Unsupervised Learning: No Labels Needed
Clustering is the flagship unsupervised learning task — finding natural groupings in data without labeled examples. K-means, introduced by Stuart Lloyd in 1957, is the most widely used clustering algorithm. Its simplicity (just two alternating steps) belies its effectiveness: k-means scales to millions of points, converges quickly, and produces interpretable results. From customer segmentation to image compression, k-means is often the first algorithm tried.
The Algorithm: Assign and Update
K-means starts by placing k centroids (cluster centers) — ideally using k-means++ initialization, which spreads them out. Then it alternates: assign each point to its nearest centroid (creating Voronoi regions), then move each centroid to the mean of its assigned points. The simulation animates this process — watch the centroids converge from their initial positions to stable locations that minimize within-cluster variance. Convergence is typically fast, usually under 20 iterations.
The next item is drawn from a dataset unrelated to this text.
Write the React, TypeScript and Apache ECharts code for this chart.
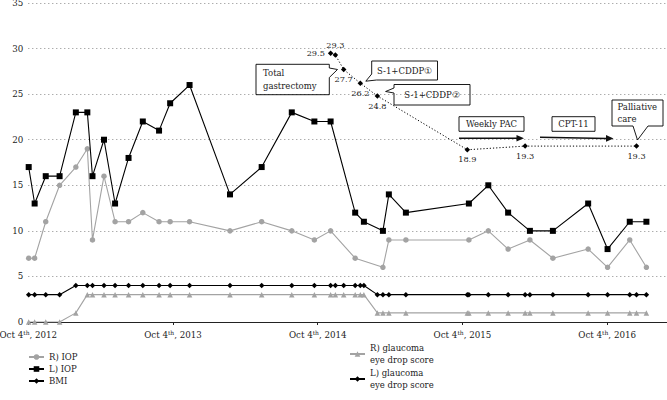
import React, { useEffect, useRef } from 'react';
import * as echarts from 'echarts';

const START = '2012-10-04';
const AXIS_END_DAYS = 1612;
const DAYS_PER_YEAR = 365.25;
const tickYears = [2012, 2013, 2014, 2015, 2016];

const iopDatesL = [
  '2012-10-05', '2012-10-20', '2012-11-17', '2012-12-22', '2013-02-01', '2013-03-02', '2013-03-15',
  '2013-04-13', '2013-05-11', '2013-06-14', '2013-07-20', '2013-08-30', '2013-09-27', '2013-11-15',
  '2014-02-25', '2014-05-16', '2014-07-31', '2014-09-26', '2014-11-06', '2015-01-07', '2015-01-29',
  '2015-03-18', '2015-04-02', '2015-05-15', '2015-10-21', '2015-12-09', '2016-01-28', '2016-03-23',
  '2016-05-20', '2016-08-17', '2016-10-05', '2016-11-30', '2017-01-11',
];
const iopL = [17, 13, 16, 16, 23, 23, 16, 20, 13, 18, 22, 21, 24, 26, 14, 17, 23, 22, 22, 12, 11, 10, 14, 12, 13, 15, 12, 10, 10, 13, 8, 11, 11];

const iopDatesR = [
  '2012-10-05', '2012-10-20', '2012-11-17', '2012-12-22', '2013-02-01', '2013-03-02', '2013-03-15',
  '2013-04-13', '2013-05-11', '2013-06-14', '2013-07-20', '2013-08-30', '2013-09-27', '2013-11-15',
  '2014-02-25', '2014-05-16', '2014-07-31', '2014-09-26', '2014-11-06', '2015-01-07',
  '2015-03-18', '2015-04-02', '2015-05-15', '2015-10-21', '2015-12-09', '2016-01-28', '2016-03-23',
  '2016-05-20', '2016-08-17', '2016-10-05', '2016-11-30', '2017-01-11',
];
const iopR = [7, 7, 11, 15, 17, 19, 9, 16, 11, 11, 12, 11, 11, 11, 10, 11, 10, 9, 10, 7, 6, 9, 9, 9, 10, 8, 9, 7, 8, 6, 9, 6];

const scoreDates = [
  '2012-10-05', '2012-10-20', '2012-11-17', '2012-12-22', '2013-02-01', '2013-03-02', '2013-03-15',
  '2013-04-13', '2013-05-11', '2013-06-14', '2013-07-20', '2013-08-30', '2013-09-27', '2013-11-15',
  '2014-02-25', '2014-05-16', '2014-07-31', '2014-09-26', '2014-11-06', '2014-11-18', '2014-12-09',
  '2015-01-07', '2015-01-20', '2015-01-29', '2015-03-04', '2015-03-18', '2015-04-02', '2015-05-15',
  '2015-10-17', '2015-10-21', '2015-12-09', '2016-01-28', '2016-03-11', '2016-03-23', '2016-05-20',
  '2016-08-17', '2016-10-05', '2016-11-30', '2016-12-17', '2017-01-11',
];
const scoreR = [0, 0, 0, 0, 1, 3, 3, 3, 3, 3, 3, 3, 3, 3, 3, 3, 3, 3, 3, 3, 3, 3, 3, 3, 1, 1, 1, 1, 1, 1, 1, 1, 1, 1, 1, 1, 1, 1, 1, 1];
const scoreL = [3, 3, 3, 3, 4, 4, 4, 4, 4, 4, 4, 4, 4, 4, 4, 4, 4, 4, 4, 4, 4, 4, 4, 4, 3, 3, 3, 3, 3, 3, 3, 3, 3, 3, 3, 3, 3, 3, 3, 3];

const bmiDates = ['2014-11-06', '2014-11-18', '2014-12-09', '2015-01-20', '2015-03-04', '2015-10-17', '2016-03-11', '2016-12-17'];
const bmi = [29.5, 29.3, 27.7, 26.2, 24.8, 18.9, 19.3, 19.3];
const bmiLabelPos = ['left', 'top', 'bottom', 'bottom', 'bottom', 'bottom', 'bottom', 'bottom'];

const FONT = 'DejaVu Serif';
const TXT = '#222';
const GREY = '#a3a3a3';

const dayOf = (d: string) => (Date.parse(d) - Date.parse(START)) / 86400000;
const pairs = (dates: string[], vals: number[]) => dates.map((d, i) => [dayOf(d), vals[i]]);

const NAME_RIOP = 'R) IOP';
const NAME_LIOP = 'L) IOP';
const NAME_BMI = 'BMI';
const NAME_RG = 'R) glaucoma\neye drop score';
const NAME_LG = 'L) glaucoma\neye drop score';

function boxText(text: string, x: number, y: number, align: string = 'center') {
  return {
    type: 'text',
    x,
    y,
    z: 100,
    style: { text, fontFamily: FONT, fontSize: 8.5, fill: TXT, align, verticalAlign: 'middle', lineHeight: 12 },
  };
}
function poly(points: number[][], fill = 'none', lw = 0.9) {
  return { type: 'polygon', z: 100, shape: { points }, style: { fill, stroke: '#000', lineWidth: lw } };
}

export default function App() {
  const ref = useRef<HTMLDivElement>(null);
  useEffect(() => {
    if (!ref.current) return;
    const chart = echarts.init(ref.current, undefined, { renderer: 'svg' });
    const option: any = {
      animation: false,
      backgroundColor: '#fff',
      textStyle: { fontFamily: FONT },
      grid: { left: 28.3, right: 0, top: 3, bottom: 78, containLabel: false, outerBoundsMode: 'none' },
      xAxis: {
        type: 'value',
        min: 0,
        max: AXIS_END_DAYS,
        interval: DAYS_PER_YEAR,
        axisLine: { lineStyle: { color: '#222', width: 1 } },
        axisTick: { length: 3, lineStyle: { color: '#222' } },
        splitLine: { show: false },
        axisLabel: {
          showMaxLabel: false,
          margin: 7,
          formatter: (v: number) => {
            const y = tickYears[Math.round(v / DAYS_PER_YEAR)];
            return `{a|Oct 4}{s|th}{a|, ${y}}`;
          },
          rich: {
            a: { fontFamily: FONT, fontSize: 8.7, color: TXT, lineHeight: 12 },
            s: { fontFamily: FONT, fontSize: 6, color: TXT, lineHeight: 7, verticalAlign: 'top' },
          },
        },
      },
      yAxis: {
        type: 'value',
        min: 0,
        max: 35,
        interval: 5,
        axisLine: { show: false },
        axisTick: { show: false },
        axisLabel: { fontFamily: FONT, fontSize: 8.7, color: TXT, margin: 5 },
        splitLine: { lineStyle: { color: '#8a8a8a', type: [1, 3], width: 1 } },
      },
      legend: [
        {
          orient: 'vertical',
          left: 28,
          top: 351,
          padding: 0,
          itemWidth: 15,
          itemHeight: 7,
          itemGap: 0,
          textStyle: { fontFamily: FONT, fontSize: 8.5, color: TXT, lineHeight: 12 },
          data: [NAME_RIOP, NAME_LIOP, { name: NAME_BMI, lineStyle: { type: 'solid' } }],
        },
        {
          orient: 'vertical',
          left: 349,
          top: 336,
          padding: 0,
          itemWidth: 15,
          itemHeight: 7,
          itemGap: -11,
          textStyle: { fontFamily: FONT, fontSize: 8.5, color: TXT, lineHeight: 12, padding: [12, 0, 0, 0] },
          data: [NAME_RG, NAME_LG],
        },
      ],
      series: [
        {
          name: NAME_RIOP,
          type: 'line',
          data: pairs(iopDatesR, iopR),
          symbol: 'circle',
          symbolSize: 5.5,
          itemStyle: { color: GREY },
          lineStyle: { color: GREY, width: 1.1 },
          z: 2,
        },
        {
          name: NAME_LIOP,
          type: 'line',
          data: pairs(iopDatesL, iopL),
          symbol: 'rect',
          symbolSize: 6,
          itemStyle: { color: '#000' },
          lineStyle: { color: '#000', width: 1.1 },
          z: 3,
        },
        {
          name: NAME_BMI,
          type: 'line',
          data: pairs(bmiDates, bmi).map((p, i) => ({
            value: p,
            label: { position: bmiLabelPos[i] },
          })),
          symbol: 'diamond',
          symbolSize: 5.5,
          itemStyle: { color: '#000' },
          lineStyle: { color: '#000', width: 1, type: [1.2, 2] },
          label: {
            show: true,
            fontFamily: FONT,
            fontSize: 8.2,
            color: TXT,
            distance: 3,
            formatter: (p: any) => String(p.value[1]),
          },
          z: 3,
        },
        {
          name: NAME_RG,
          type: 'line',
          data: pairs(scoreDates, scoreR),
          symbol: 'triangle',
          symbolSize: 5.5,
          itemStyle: { color: GREY },
          lineStyle: { color: GREY, width: 1.1 },
          z: 2,
        },
        {
          name: NAME_LG,
          type: 'line',
          data: pairs(scoreDates, scoreL),
          symbol: 'diamond',
          symbolSize: 5.5,
          itemStyle: { color: '#000' },
          lineStyle: { color: '#000', width: 1.1 },
          z: 3,
        },
      ],
      graphic: [
        // Total gastrectomy
        poly([[256, 64.3], [329.3, 64.3], [329.3, 68], [337.5, 69.5], [329.3, 77.5], [329.3, 94.7], [256, 94.7]]),
        boxText('Total', 263, 72.5, 'left'),
        boxText('gastrectomy', 263, 85.5, 'left'),
        // S-1+CDDP 1
        poly([[371.7, 61], [437.5, 61], [437.5, 80], [376.5, 80], [365.8, 81.2], [371.7, 74]]),
        boxText('S-1+CDDP①', 404.6, 70.8),
        // S-1+CDDP 2
        poly([[394, 84.5], [470, 84.5], [470, 105], [394, 105], [394, 93], [385.6, 91.5], [394, 88]]),
        boxText('S-1+CDDP②', 432, 95),
        // Weekly PAC
        poly([[459, 116.7], [524, 116.7], [524, 131.3], [459, 131.3]]),
        boxText('Weekly PAC', 491.5, 124.2),
        { type: 'line', z: 100, shape: { x1: 459, y1: 138.3, x2: 518, y2: 138.3 }, style: { stroke: '#111', lineWidth: 1.5 } },
        { type: 'polygon', z: 100, shape: { points: [[516.5, 135], [524, 138.3], [516.5, 141.6]] }, style: { fill: '#111' } },
        // CPT-11
        poly([[552, 116.7], [595, 116.7], [595, 131.3], [552, 131.3]]),
        boxText('CPT-11', 573.5, 124.2),
        { type: 'line', z: 100, shape: { x1: 540, y1: 137.3, x2: 607, y2: 138.4 }, style: { stroke: '#111', lineWidth: 1.5 } },
        { type: 'polygon', z: 100, shape: { points: [[606, 135.1], [613.5, 138.5], [606, 141.7]] }, style: { fill: '#111' } },
        // Palliative care
        poly([[612, 100], [663, 100], [663, 126], [648, 126], [637.5, 140], [633, 126], [612, 126]]),
        boxText('Palliative', 617.5, 106.8, 'left'),
        boxText('care', 617.5, 118.8, 'left'),
      ],
    };
    chart.setOption(option);
    return () => chart.dispose();
  }, []);
  return (
    <div
      ref={ref}
      style={{ position: 'fixed', left: 0, top: 0, width: 667, height: 400, background: '#fff' }}
    />
  );
}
Choosing K: The Eternal Question
K-means requires you to specify k in advance — but how do you know how many clusters exist? The elbow method runs k-means for k=1,2,3,... and plots inertia (total within-cluster distance). The 'elbow' where the curve bends indicates the natural number of clusters. The silhouette method is more rigorous, measuring how well each point fits its cluster versus the next-best cluster. The simulation lets you mismatch k against the true number of blobs to see what happens.
Beyond K-Means
K-means assumes clusters are spherical and equally sized — assumptions that often fail on real data. DBSCAN discovers clusters of arbitrary shape by following density-connected regions. Gaussian Mixture Models allow soft (probabilistic) cluster assignments and handle elliptical clusters. Hierarchical clustering builds a tree of nested clusters without requiring k upfront. Despite these alternatives, k-means remains the go-to starting point because of its speed, simplicity, and surprising effectiveness.